◆ Given data
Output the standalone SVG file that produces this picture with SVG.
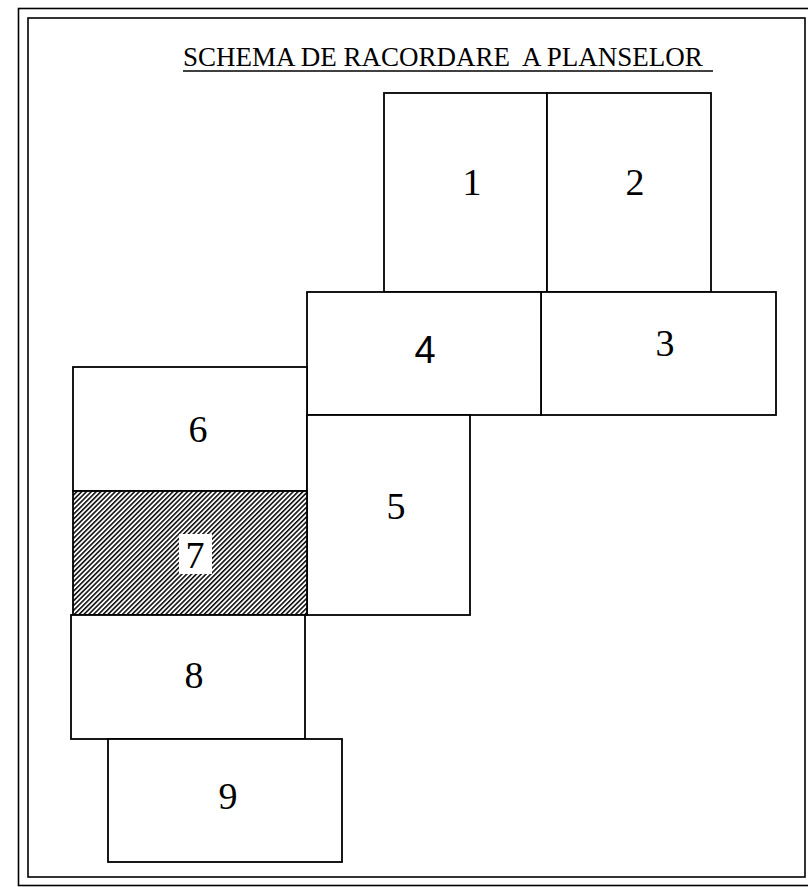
<svg xmlns="http://www.w3.org/2000/svg" width="808" height="887" viewBox="0 0 808 887">
<style>
.frame{fill:none;stroke:#000;stroke-width:1.6}
.box{fill:#fff;stroke:#000;stroke-width:1.8}
.lbl{font-size:38px;fill:#000;text-anchor:middle}
.title{font-size:27px;fill:#000}
</style>
<defs>
<pattern id="hatch" patternUnits="userSpaceOnUse" width="3.4" height="3.4" patternTransform="rotate(45)">
<rect width="3.4" height="3.4" fill="#fff"/>
<line x1="0.8" y1="0" x2="0.8" y2="3.4" stroke="#000" stroke-width="1.5"/>
</pattern>
</defs>
<rect width="808" height="887" fill="#fff"/>
<g id="frame">
<rect class="frame" x="18.5" y="8.5" width="800" height="877"/>
<rect class="frame" x="28" y="18" width="777" height="859"/>
</g>
<g id="title">
<text class="title" font-family="'Liberation Serif', 'Times New Roman', serif" x="183" y="66" xml:space="preserve">SCHEMA DE RACORDARE  A PLANSELOR </text>
<line x1="183" y1="71" x2="713" y2="71" stroke="#000" stroke-width="1.5"/>
</g>
<g id="connectors"></g>
<g font-family="'Liberation Serif', 'Times New Roman', serif">
<g id="n1"><rect class="box" x="384" y="93" width="163" height="199"/><text class="lbl" x="472" y="195">1</text></g>
<g id="n2"><rect class="box" x="547" y="93" width="164" height="199"/><text class="lbl" x="635" y="195">2</text></g>
<g id="n3"><rect class="box" x="541" y="292" width="235" height="123"/><text class="lbl" x="665" y="356">3</text></g>
<g id="n4"><rect class="box" x="307" y="292" width="234" height="123"/><text class="lbl" font-family="'Liberation Sans', Arial, sans-serif" x="425" y="363">4</text></g>
<g id="n6"><rect class="box" x="73" y="367" width="234" height="124"/><text class="lbl" x="198" y="442">6</text></g>
<g id="n5"><rect class="box" x="307" y="415" width="163" height="200"/><text class="lbl" x="396" y="519">5</text></g>
<g id="n7"><rect x="73" y="491" width="234" height="124" fill="url(#hatch)" stroke="#000" stroke-width="1.8"/><rect x="179" y="534" width="33" height="40" fill="#fff"/><text class="lbl" x="195" y="568">7</text></g>
<g id="n8"><rect class="box" x="71" y="615" width="234" height="124"/><text class="lbl" x="194" y="688">8</text></g>
<g id="n9"><rect class="box" x="108" y="739" width="234" height="123"/><text class="lbl" x="228" y="809">9</text></g>
</g>
</svg>
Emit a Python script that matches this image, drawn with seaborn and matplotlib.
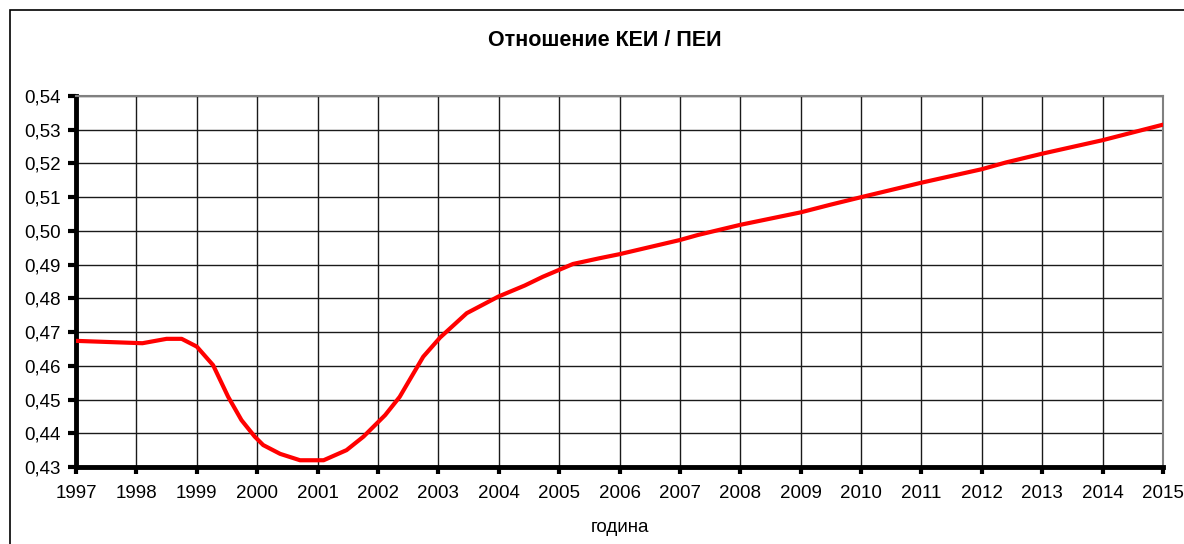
import numpy as np
import pandas as pd
import seaborn as sns
import matplotlib
matplotlib.use("Agg")
import matplotlib.pyplot as plt
from matplotlib.patches import Rectangle

# values (year, ratio)
years = [1997.0, 1998.1, 1998.5, 1998.75, 1999.0, 1999.27, 1999.52, 1999.74, 1999.96,
         2000.1, 2000.38, 2000.71, 2001.1, 2001.48, 2001.76, 2002.12, 2002.36, 2002.75,
         2003.03, 2003.47, 2003.99, 2004.43, 2004.73, 2005.23, 2005.67, 2006.0, 2007.0,
         2007.3, 2008.0, 2009.0, 2009.5, 2010.0, 2011.0, 2012.0, 2012.4, 2013.0, 2014.0,
         2015.0]
ratio = [0.4674, 0.4667, 0.4680, 0.4680, 0.4657, 0.4602, 0.4508, 0.4439, 0.4390,
         0.4365, 0.4339, 0.4320, 0.4320, 0.4350, 0.4390, 0.4454, 0.4508, 0.4627,
         0.4684, 0.4756, 0.4805, 0.4838, 0.4864, 0.4902, 0.4919, 0.4931, 0.4973,
         0.4988, 0.5018, 0.5055, 0.5078, 0.5100, 0.5143, 0.5183, 0.5203, 0.5229, 0.5269,
         0.5315]

x_ticks = list(range(1997, 2016))
y_ticks = [0.43, 0.44, 0.45, 0.46, 0.47, 0.48, 0.49, 0.50, 0.51, 0.52, 0.53, 0.54]
y_labels = ["0,43", "0,44", "0,45", "0,46", "0,47", "0,48", "0,49", "0,50",
            "0,51", "0,52", "0,53", "0,54"]

df = pd.DataFrame({"year": years, "ratio": ratio})

sns.set_theme(style="white")
plt.rcParams['font.family'] = ['Liberation Sans', 'DejaVu Sans']
plt.rcParams['text.color'] = 'black'

fig = plt.figure(figsize=(11.84, 5.44), dpi=100)
ax = fig.add_axes([76/1184, 1-467/544, (1163-76)/1184, (467-96)/544])

sns.lineplot(data=df, x="year", y="ratio", ax=ax, color="#ff0000", linewidth=3, zorder=5)

ax.set_xlim(1997, 2015)
ax.set_ylim(0.43, 0.54)
ax.set_xticks(x_ticks)
ax.set_xticklabels([str(t) for t in x_ticks], fontsize=13.5)
ax.set_yticks(y_ticks)
ax.set_yticklabels(y_labels, fontsize=13.5)
ax.grid(True, color="#1a1a1a", linewidth=1)
ax.tick_params(axis="y", direction="out", length=6, width=3, color="black",
               labelcolor="black", pad=5, left=True)
ax.tick_params(axis="x", direction="out", length=5, width=3, color="black",
               labelcolor="black", pad=8, bottom=True)

for side in ["left", "bottom"]:
    ax.spines[side].set_color("black")
    ax.spines[side].set_linewidth(3.5)
for side in ["top", "right"]:
    ax.spines[side].set_color("#808080")
    ax.spines[side].set_linewidth(1.5)

ax.set_xlabel("година", fontsize=13.5, labelpad=12, color="black")
ax.set_ylabel("")
fig.text(605/1184, 1-41/544, "Отношение КЕИ / ПЕИ", ha="center", va="center",
         fontsize=15.5, fontweight="bold", color="black")

# outer chart border
fig.patches.append(Rectangle((10/1184, -0.1), 1.2, 1-10/544+0.1, transform=fig.transFigure,
                             fill=False, edgecolor="black", linewidth=1.2))

fig.savefig("out.png", dpi=100)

◆ Task
Taking the entries above, extract every line from the one bearing "Emit a Python" through the one bearing "from matplotlib.patches import Rectangle", exactly, with no pictures.

◆ Result
Emit a Python script that matches this image, drawn with seaborn and matplotlib.
import numpy as np
import pandas as pd
import seaborn as sns
import matplotlib
matplotlib.use("Agg")
import matplotlib.pyplot as plt
from matplotlib.patches import Rectangle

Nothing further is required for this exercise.